SCA closed out Earth Day weekend by partnering with Smithsonian to hold service activities as part of the Earth Optimism Summit in Washington DC. As part of a day filled with panels, breakout sessions, and other opportunities to engage aspiring teen conservationists, SCA hosted a service station in the Q?rius Lab at the Smithsonian National Museum of Natural History, welcoming hundreds of students and families to roll up their sleeves and make wildﬂower seed bombs to help bring native pollinator species back to DC. Val Murphy, an employee volunteer from American Express, helped kids roll together soil, clay, and native seeds and chatted with SCA alums about their experiences in the field. “These kids are amazing!” she said. “I have a teenage son and I want him to see that kids his age can really get up and do something.”

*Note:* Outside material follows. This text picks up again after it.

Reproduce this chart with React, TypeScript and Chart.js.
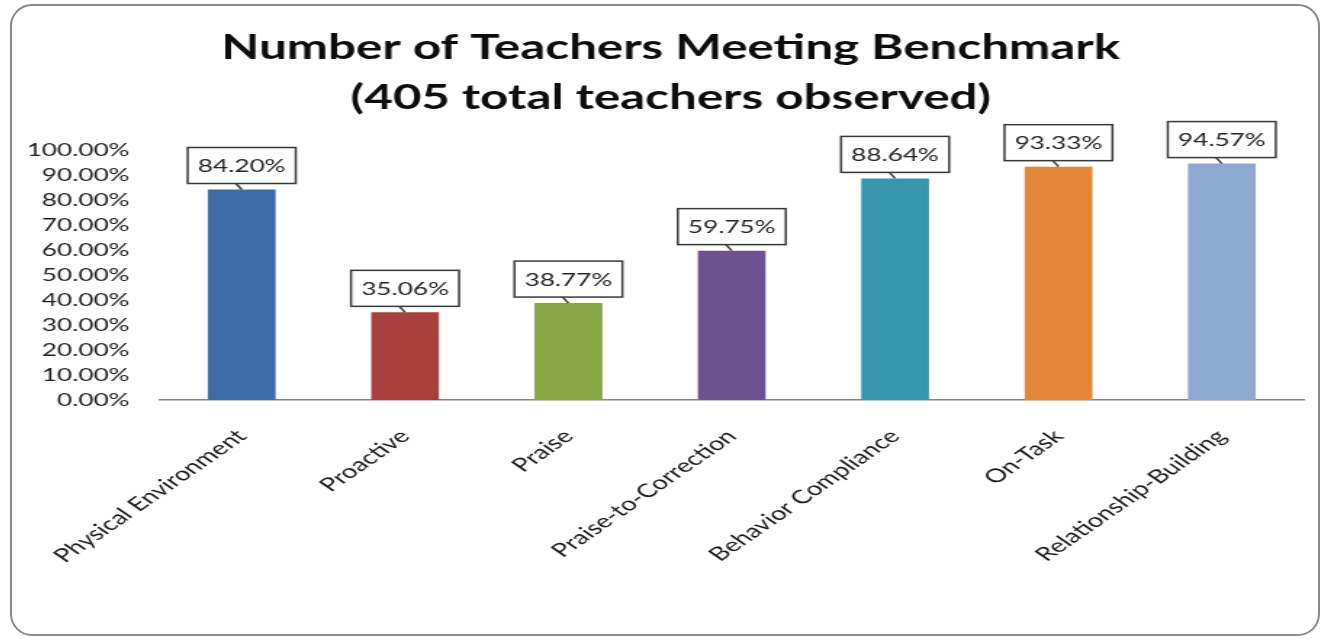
import React, { useEffect, useRef } from "react";
import { Chart, registerables } from "chart.js";

Chart.register(...registerables);

const categories = [
  "Physical Environment",
  "Proactive",
  "Praise",
  "Praise-to-Correction",
  "Behavior Compliance",
  "On-Task",
  "Relationship-Building",
];
const values = [84.2, 35.06, 38.77, 59.75, 88.64, 93.33, 94.57];
const barColors = ["#3E6CA8", "#A8403E", "#87A443", "#6D5290", "#3796AE", "#E38736", "#8FA8D1"];
const titleLines = ["Number of Teachers Meeting Benchmark", "(405 total teachers observed)"];

const FONT = 'Lato, "Open Sans", sans-serif';

const titleDraw = {
  id: "titleDraw",
  afterDraw(chart: any) {
    const ctx = chart.ctx;
    ctx.save();
    ctx.font = `bold 34px ${FONT}`;
    ctx.fillStyle = "#0d0d0d";
    ctx.textAlign = "center";
    ctx.textBaseline = "middle";
    const cx = chart.width / 2 + 4;
    titleLines.forEach((line, i) => {
      ctx.fillText(line, cx, 42 + i * 50);
    });
    ctx.restore();
  },
};

const labelBoxes = {
  id: "labelBoxes",
  afterDatasetsDraw(chart: any) {
    const ctx = chart.ctx;
    const meta = chart.getDatasetMeta(0);
    ctx.save();
    ctx.font = `18px ${FONT}`;
    meta.data.forEach((bar: any, i: number) => {
      const text = values[i].toFixed(2) + "%";
      const tw = ctx.measureText(text).width;
      const w = tw + 14;
      const h = 36;
      const yb = bar.y - 6;
      const yt = yb - h;
      const x = bar.x - w / 2;
      ctx.fillStyle = "#ffffff";
      ctx.fillRect(x, yt, w, h);
      ctx.strokeStyle = "#3a3a3a";
      ctx.lineWidth = 1.5;
      ctx.strokeRect(x, yt, w, h);
      ctx.beginPath();
      ctx.moveTo(bar.x - 4, yb);
      ctx.lineTo(bar.x, bar.y);
      ctx.stroke();
      ctx.fillStyle = "#262626";
      ctx.textAlign = "center";
      ctx.textBaseline = "middle";
      ctx.fillText(text, bar.x, yt + h / 2 + 1);
    });
    ctx.restore();
  },
};

export default function App() {
  const ref = useRef<HTMLCanvasElement | null>(null);
  useEffect(() => {
    if (!ref.current) return;
    const chart = new Chart(ref.current, {
      type: "bar",
      data: {
        labels: categories,
        datasets: [
          {
            data: values,
            backgroundColor: barColors,
            borderWidth: 0,
            barPercentage: 0.415,
            categoryPercentage: 1,
          },
        ],
      },
      options: {
        responsive: false,
        animation: false,
        devicePixelRatio: 1,
        layout: { padding: { left: 0, right: 10, top: 144, bottom: 0 } },
        plugins: {
          legend: { display: false },
          tooltip: { enabled: false },
          title: { display: false },
        },
        scales: {
          x: {
            grid: { display: false, drawTicks: false },
            border: { display: true, color: "#868686", width: 1.6 },
            ticks: {
              minRotation: 45,
              maxRotation: 45,
              padding: 25,
              color: "#1a1a1a",
              font: { family: FONT, size: 19 },
            },
            afterFit(scale: any) {
              scale.height = 234;
            },
          },
          y: {
            min: 0,
            max: 100,
            grid: { display: false, drawTicks: false },
            border: { display: false },
            ticks: {
              stepSize: 10,
              padding: 21,
              color: "#1f1f1f",
              font: { family: FONT, size: 18 },
              callback: (v: any) => Number(v).toFixed(2) + "%",
            },
            afterFit(scale: any) {
              scale.width = 101;
            },
          },
        },
      },
      plugins: [labelBoxes, titleDraw],
    });
    return () => chart.destroy();
  }, []);

  return (
    <div
      style={{
        position: "absolute",
        left: 10,
        top: 4,
        width: 1310,
        height: 632,
        border: "2px solid #8a8a8a",
        borderRadius: 22,
        boxSizing: "border-box",
        background: "#ffffff",
        overflow: "hidden",
      }}
    >
      <canvas ref={ref} width={900} height={628} style={{ width: "1306px", height: "628px", display: "block" }} />
    </div>
  );
}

Special thanks to American Express
, Southwest Airlines
, and Johnson & Johnson
for supporting our events nationwide, and to our project partners New York State Parks, NYC Parks, Trinity Cemetery, and New York Restoration Project in New York City; Smithsonian in Washington DC; Earth Day San Francisco in the Bay Area; Washington Park Arboretum, University of Washington Botanic Gardens, and Seattle Parks & Recreation in Seattle; Houston City Parks and the Texas Commission on Environmental Quality in Houston; John Heinz National Wildlife Refuge in Philadelphia; NYSDEC and Bear Mountain Trailside Museums & Zoo in the Hudson Valley; and NH Audubon in New Hampshire.
*Disclosure Statement: Johnson & Johnson has curated a list of trusted causes, and you can donate a photo to one cause, once a day. Each cause will appear in the app until it reaches its goal, or the donation period ends. If the goal isn’t reached, the cause will still get a minimum donation.